Among those who received the full FAFSA treatment:
The researchers found that "simply informing high school seniors and older adults about their aid eligibility" had virtually no impact on college going, though the scholars note that efforts designed to inform families about aid prospects earlier in high school or middle school, as increasing numbers of state, institutional and other programs aim to do, might have an impact.
The study’s findings, the researchers say, largely support some of the policy directions in which the Obama administration (and to some extent the Bush administration before it) have been going, such as using Internal Revenue Service data to prepopulate prospective students’ FAFSA applications.
But it’s unclear from the data, Oreopoulos of the University of Toronto said, how much of the beneficial result the researchers found came from the prepopulation of the form with tax data and how much came from the hands-on assistance the tax preparers provided, or from both. "There really hasn’t been much talk in the government initiatives about the assistance piece — the hand holding with someone helping to fill out and file the form," he said. "The fact that most of the result we found came from the people who elected to have the form filed for them electronically suggests that, even with prepopulating the form with IRS data, leaving the onus on the individual to look up the form, download and fill it out could still be a barrier."

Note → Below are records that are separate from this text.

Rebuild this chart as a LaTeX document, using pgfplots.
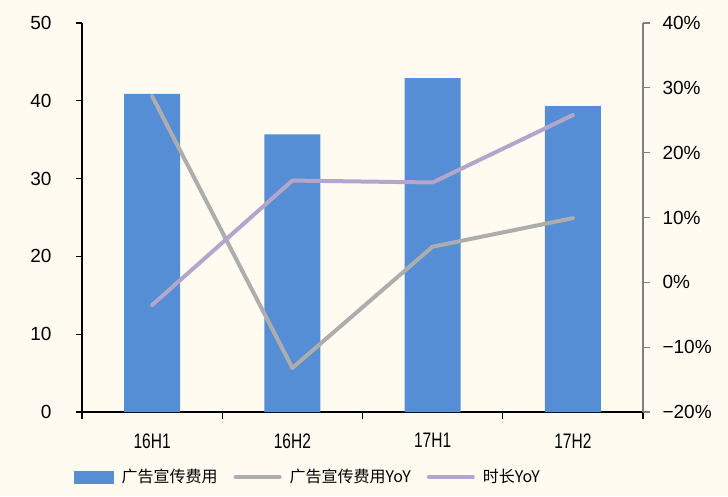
\documentclass[border=0pt]{standalone}
\usepackage{pgfplots}
\pgfplotsset{compat=1.18}
\usepackage{fontspec}
\setmainfont{Liberation Sans}
\newfontfamily\cjk{Noto Sans CJK SC}
\newfontfamily\narrowfont[FakeStretch=0.74]{Liberation Sans}
\definecolor{bg}{HTML}{FFFBF0}
\definecolor{barblue}{HTML}{558ED5}
\definecolor{lgray}{HTML}{ADADAD}
\definecolor{lpurple}{HTML}{B4A5CA}
\begin{document}
\begin{tikzpicture}[x=1pt,y=1pt]
\fill[bg] (-82pt,-84pt) rectangle (646pt,412pt);
\begin{axis}[
  scale only axis, width=561pt, height=389pt,
  xmin=-0.5, xmax=3.5, ymin=0, ymax=50,
  axis x line*=bottom, axis y line*=left,
  axis line style={black, line width=1.3pt},
  xtick={0,1,2,3}, xticklabels={16H1,16H2,17H1,17H2},
  major x tick style={draw=none},
  minor xtick={-0.5,0.5,1.5,2.5,3.5},
  minor x tick style={black, line width=1.3pt},
  minor tick length=7pt,
  xtick align=outside,
  xticklabel style={font=\narrowfont\fontsize{21}{23}\selectfont, yshift=-12pt},
  ytick={0,10,...,50},
  ytick align=outside, major tick length=6pt,
  ytick style={black, line width=1.3pt},
  yticklabel style={font=\fontsize{19}{21}\selectfont, xshift=-21pt},
  /pgf/number format/assume math mode=true,
  ybar, bar width=56pt,
]
\addplot[fill=barblue, draw=none] coordinates {(0,40.9) (1,35.7) (2,42.9) (3,39.3)};
\end{axis}
\begin{axis}[
  scale only axis, width=561pt, height=389pt,
  xmin=-0.5, xmax=3.5, ymin=-20, ymax=40,
  axis x line=none, axis y line*=right,
  axis line style={gray, line width=1.3pt},
  ytick={-20,-10,...,40},
  yticklabels={−20\%,−10\%,0\%,10\%,20\%,30\%,40\%},
  ytick align=outside, major tick length=7pt,
  ytick style={gray, line width=1.3pt},
  yticklabel style={font=\fontsize{19}{21}\selectfont, xshift=9pt},
  legend columns=3,
  legend style={at={(0.403,-0.167)}, anchor=center, draw=none, fill=none,
    font=\cjk\fontsize{16}{18}\selectfont,
    /tikz/every odd column/.append style={column sep=6pt},
    /tikz/every even column/.append style={column sep=14pt}},
]
\addlegendimage{legend image code/.code={\fill[barblue] (0pt,-6pt) rectangle (39pt,6pt);}}
\addlegendentry{广告宣传费用}
\addplot[lgray, line width=4pt, line cap=round, line join=round,
  legend image code/.code={\draw[lgray, line width=4pt, line cap=round] (0pt,0pt) -- (44pt,0pt);}]
  coordinates {(0,28.7) (1,-13.2) (2,5.5) (3,9.9)};
\addlegendentry{广告宣传费用YoY}
\addplot[lpurple, line width=4pt, line cap=round, line join=round,
  legend image code/.code={\draw[lpurple, line width=4pt, line cap=round] (0pt,0pt) -- (44pt,0pt);}]
  coordinates {(0,-3.5) (1,15.7) (2,15.4) (3,25.8)};
\addlegendentry{时长YoY}
\end{axis}
\end{tikzpicture}
\end{document}
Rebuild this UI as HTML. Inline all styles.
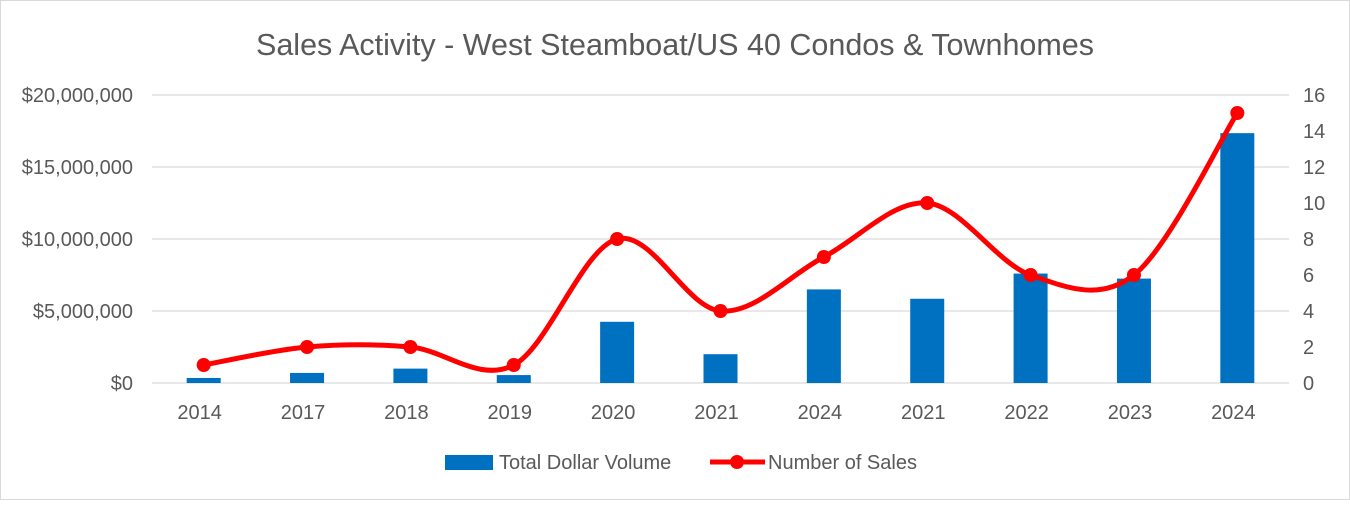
<!DOCTYPE html>
<html><head><meta charset="utf-8"><style>
body{margin:0;background:#fff;font-family:"Liberation Sans",Arial,sans-serif;}
svg text{font-family:"Liberation Sans",Arial,sans-serif;fill:#595959;}
</style></head><body>
<svg id="chart" width="1350" height="500" viewBox="0 0 1350 500">
<rect x="0.5" y="0.5" width="1349" height="499" fill="#fff" stroke="#d9d9d9"/>
<text x="675" y="55" text-anchor="middle" font-size="30.5">Sales Activity - West Steamboat/US 40 Condos &amp; Townhomes</text>
<g id="grid"></g><g id="bars"></g><g id="line"></g><g id="axes"></g>
<g>
<rect x="445" y="455" width="48" height="15" fill="#0070c0"/>
<text x="499" y="469" font-size="20">Total Dollar Volume</text>
<line x1="710" y1="462" x2="765" y2="462" stroke="#ff0000" stroke-width="5"/>
<circle cx="737" cy="462" r="7" fill="#ff0000"/>
<text x="768" y="469" font-size="20">Number of Sales</text>
</g>
</svg>
<script>
const categories=["2014","2017","2018","2019","2020","2021","2024","2021","2022","2023","2024"];
const volume=[350000,700000,1000000,550000,4250000,2000000,6500000,5850000,7600000,7250000,17350000];
const sales=[1,2,2,1,8,4,7,10,6,6,15];
const leftTicks=[0,5000000,10000000,15000000,20000000];
const leftTickLabels=["$0","$5,000,000","$10,000,000","$15,000,000","$20,000,000"];
const rightTicks=[0,2,4,6,8,10,12,14,16];

const NS="http://www.w3.org/2000/svg";
const L=152,R=1289,T=95,B=383;
const step=(R-L)/categories.length;
const xC=i=>L+step*(i+0.5);
const yL=v=>B-(v/20000000)*(B-T);
const yR=v=>B-(v/16)*(B-T);
function mk(tag,attrs,parent){const e=document.createElementNS(NS,tag);for(const k in attrs)e.setAttribute(k,attrs[k]);document.getElementById(parent).appendChild(e);return e;}

leftTicks.forEach((v,i)=>{
 const g=mk('line',{x1:L,x2:R,y1:yL(v),y2:yL(v),stroke:'#d9d9d9','stroke-width':1.3},'grid');
 
 
 const t=mk('text',{x:133,y:yL(v)+7,'text-anchor':'end','font-size':20},'axes');
 t.textContent=leftTickLabels[i];
 
 
});
rightTicks.forEach(v=>{
 const t=mk('text',{x:1303,y:yR(v)+7,'text-anchor':'start','font-size':20},'axes');
 t.textContent=v;
 
 
});
categories.forEach((c,i)=>{
 const t=mk('text',{x:xC(i)-4,y:419,'text-anchor':'middle','font-size':20},'axes');
 t.textContent=c;
 
 
});
volume.forEach((v,i)=>{
 const bw=34;
 const r=mk('rect',{x:xC(i)-bw/2,y:yL(v),width:bw,height:B-yL(v),fill:'#0070c0'},'bars');
 
 
});
const pts=sales.map((v,i)=>[xC(i),yR(v)]);
let d=`M${pts[0][0]},${pts[0][1]}`;
for(let i=0;i<pts.length-1;i++){
 const p0=pts[Math.max(0,i-1)],p1=pts[i],p2=pts[i+1],p3=pts[Math.min(pts.length-1,i+2)];
 const c1=[p1[0]+(p2[0]-p0[0])/6,p1[1]+(p2[1]-p0[1])/6];
 const c2=[p2[0]-(p3[0]-p1[0])/6,p2[1]-(p3[1]-p1[1])/6];
 d+=` C${c1[0]},${c1[1]} ${c2[0]},${c2[1]} ${p2[0]},${p2[1]}`;
}
const path=mk('path',{d:d,fill:'none',stroke:'#ff0000','stroke-width':5,'stroke-linejoin':'round'},'line');


pts.forEach(p=>{
 const c=mk('circle',{cx:p[0],cy:p[1],r:7,fill:'#ff0000'},'line');
 
 
});
</script>
</body></html>
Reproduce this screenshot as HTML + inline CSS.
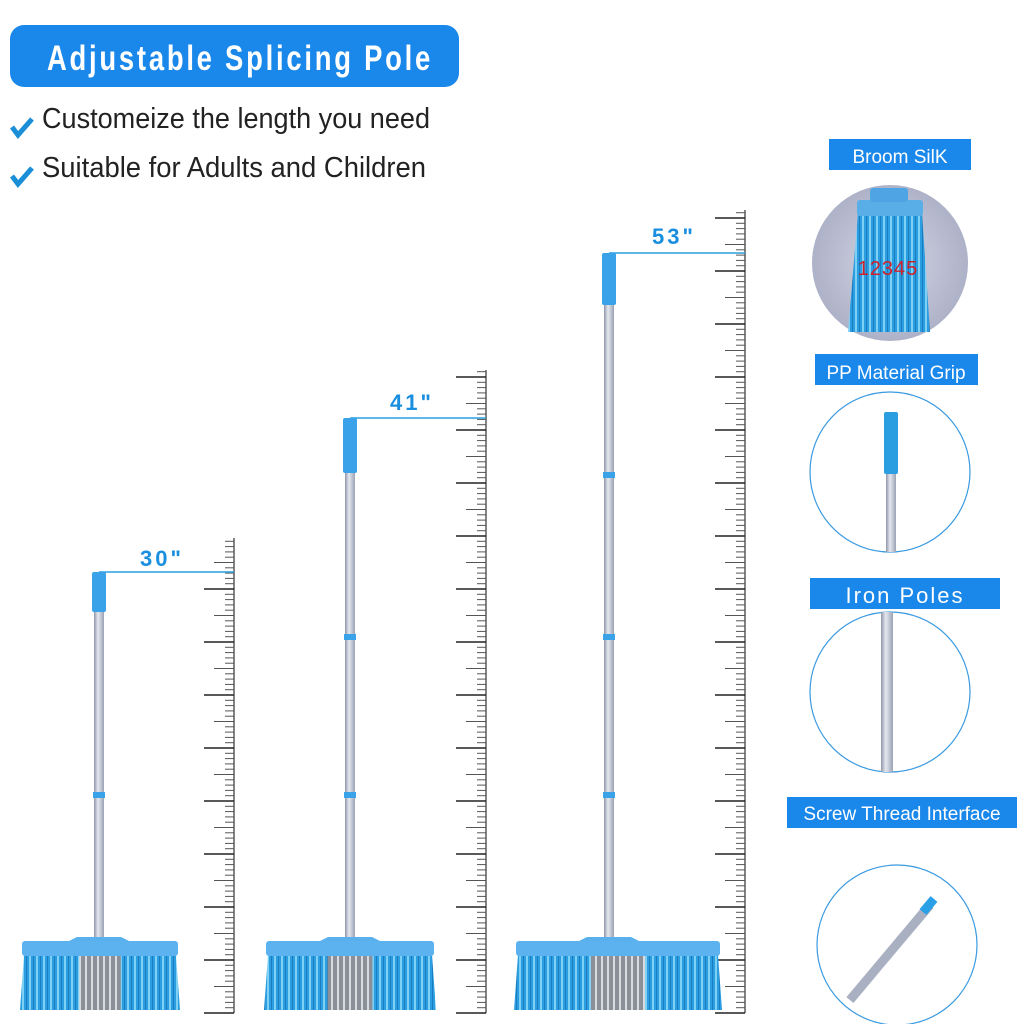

The researchers are therefore exploring ways in which they might be able to replicate on a larger scale the help that H&R Block provided — perhaps through other tax preparers, Oreopoulos said, or even through high schools.
The other major focus of the scholars’ future work will be keeping tabs on how the students who were drawn into higher education through the FAFSA simplification project fared once they enrolled in college — whether they stayed in school, graduated, etc.
"There’s a question here of, are we just taking people who can barely fill out forms and affecting them to go to college?" Oreopoulos said. "The be all and end all is not that we’ve helped people get to college. The hope is that it helps them later in life. We need to make sure it does."